In reality... they're just Some Guys who live in the woods. Some of them are nomadic, and some aren't. There are a lot of aging elves who live amongst them, like Kasimir, survivors of Strahd's initial conquest of the Valley. They treat everyone as family, and culturally prefer to find reason to celebrate the small things in life, believing that joy is what will keep them safe from Strahd's misery. Unfortunately, without any real allies beyond themselves, they are very vulnerable to Strahd's manipulation. This is why Strahd can take advantage of characters like Arrigal. Strahd knows that Arrigal won't be able to say no if he threatens to harm his family, but Arrigal isn't about to go out of his way to help Strahd more than he has to.

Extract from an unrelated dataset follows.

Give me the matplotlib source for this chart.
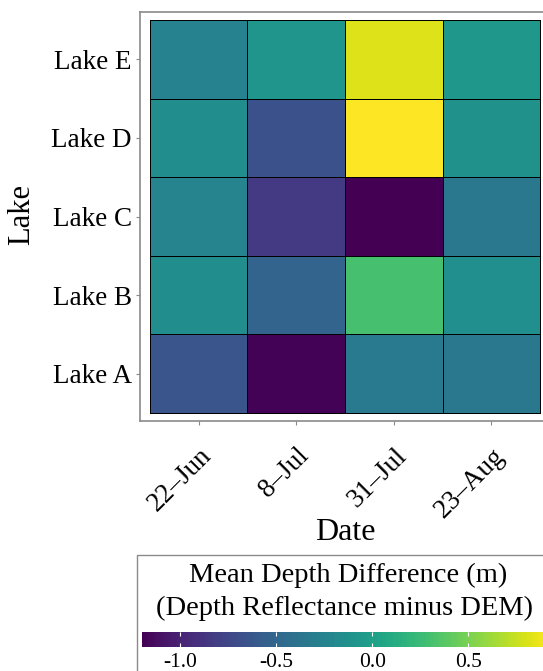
import matplotlib
matplotlib.use("Agg")
import numpy as np
import matplotlib.pyplot as plt
import matplotlib.patches as mpatches
from matplotlib.cm import ScalarMappable
from matplotlib.colors import Normalize
from matplotlib.transforms import ScaledTranslation

# ---- data ----
dates = ["22–Jun", "8–Jul", "31–Jul", "23–Aug"]
lakes = ["Lake A", "Lake B", "Lake C", "Lake D", "Lake E"]
lake_a = [-0.65, -1.19, -0.33, -0.35]
lake_b = [-0.16, -0.52, 0.30, -0.15]
lake_c = [-0.24, -0.84, -1.20, -0.35]
lake_d = [-0.16, -0.67, 0.93, -0.13]
lake_e = [-0.26, -0.09, 0.82, -0.07]
cbar_ticks = [-1.0, -0.5, 0.0, 0.5]
cbar_ticklabels = ["-1.0", "-0.5", "0.0", "0.5"]

values = np.array([lake_a, lake_b, lake_c, lake_d, lake_e])
vmin, vmax = values.min(), values.max()

plt.rcParams["font.family"] = ["Liberation Serif", "DejaVu Serif"]

W, H = 543, 671
fig = plt.figure(figsize=(W / 100, H / 100), dpi=100)

def fx(px):
    return px / W

def fy(py):
    return 1 - py / H

# ---- heatmap panel ----
ax = fig.add_axes([fx(140), fy(421), (550 - 140) / W, (421 - 12) / H])
norm = Normalize(vmin=vmin, vmax=vmax)
ax.pcolormesh(np.arange(len(dates) + 1) - 0.5, np.arange(len(lakes) + 1) - 0.5,
              values, cmap="viridis", norm=norm, edgecolors="black", linewidth=0.6)
ax.set_xlim(-0.6, len(dates) - 0.4)
ax.set_ylim(-0.6, len(lakes) - 0.4)
for s in ax.spines.values():
    s.set_color("#8a8a8a")
    s.set_linewidth(1.2)
ax.set_xticks(range(len(dates)))
ax.set_yticks(range(len(lakes)))
ax.set_yticklabels(lakes, fontsize=19.5)
ax.set_xticklabels(dates, fontsize=19.5, rotation=45, ha="right", va="top",
                   rotation_mode="anchor")
shift = ScaledTranslation(8 / 100, 0, fig.dpi_scale_trans)
for lab in ax.get_xticklabels():
    lab.set_transform(lab.get_transform() + shift)
ax.tick_params(axis="both", length=3, width=0.8, color="#8a8a8a")
ax.tick_params(axis="y", pad=3)
ax.tick_params(axis="x", pad=13)

fig.text(fx(22), fy(215), "Lake", rotation=90, fontsize=22, ha="center", va="center")
fig.text(fx(345), fy(532), "Date", fontsize=23, ha="center", va="center")

# ---- legend box ----
box = mpatches.Rectangle((fx(137), fy(700)), (556 - 137) / W, (700 - 555) / H,
                         transform=fig.transFigure, fill=False,
                         edgecolor="#8a8a8a", linewidth=1.0, clip_on=False)
fig.add_artist(box)
fig.text(fx(348), fy(575), "Mean Depth Difference (m)", fontsize=20.5,
         ha="center", va="center")
fig.text(fx(345), fy(608), "(Depth Reflectance minus DEM)", fontsize=20.5,
         ha="center", va="center")

cax = fig.add_axes([fx(142), fy(647), (551 - 142) / W, 15 / H])
cb = fig.colorbar(ScalarMappable(norm=norm, cmap="viridis"), cax=cax,
                  orientation="horizontal")
cb.outline.set_visible(False)
cb.set_ticks(cbar_ticks)
cb.set_ticklabels(cbar_ticklabels)
cax.tick_params(axis="x", direction="in", color="white", length=3, width=0.8,
                labelsize=15.5, pad=4, top=True, bottom=True)

fig.savefig("out.png", dpi=100, facecolor="white")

This dynamic has made for some excellent conflict. The party found themselves loyally allied with the Hexblood encampment at Lake Zarovich, but felt betrayed upon finding out Strahd had information on them that only Arrigal could have known. Now they have to consider the risk of trusting people more seriously, and it also led to some A+ roleplaying between Arrigal and the party.
Most of the de-racist-ing of the Vistani comes by looking critically and honestly at the anti-Romani tropes it leans into. What traits do you think they need to have to keep their role in the plot the same for you? What parts are you going to be unable to play without falling into harmful stereotype? Which individual Vistani NPCs are you fond of, and how can you build a fantasy community that would have raised them? That's the starting place I came from when I reworked them, but full disclosure: I am a white trans guy with an ethnic studies degree, and I super highly recommend checking out Romani people taking about this. If you search "vistani cos" on TikTok, you'll find a ton of people expounding upon it in very accessible ways.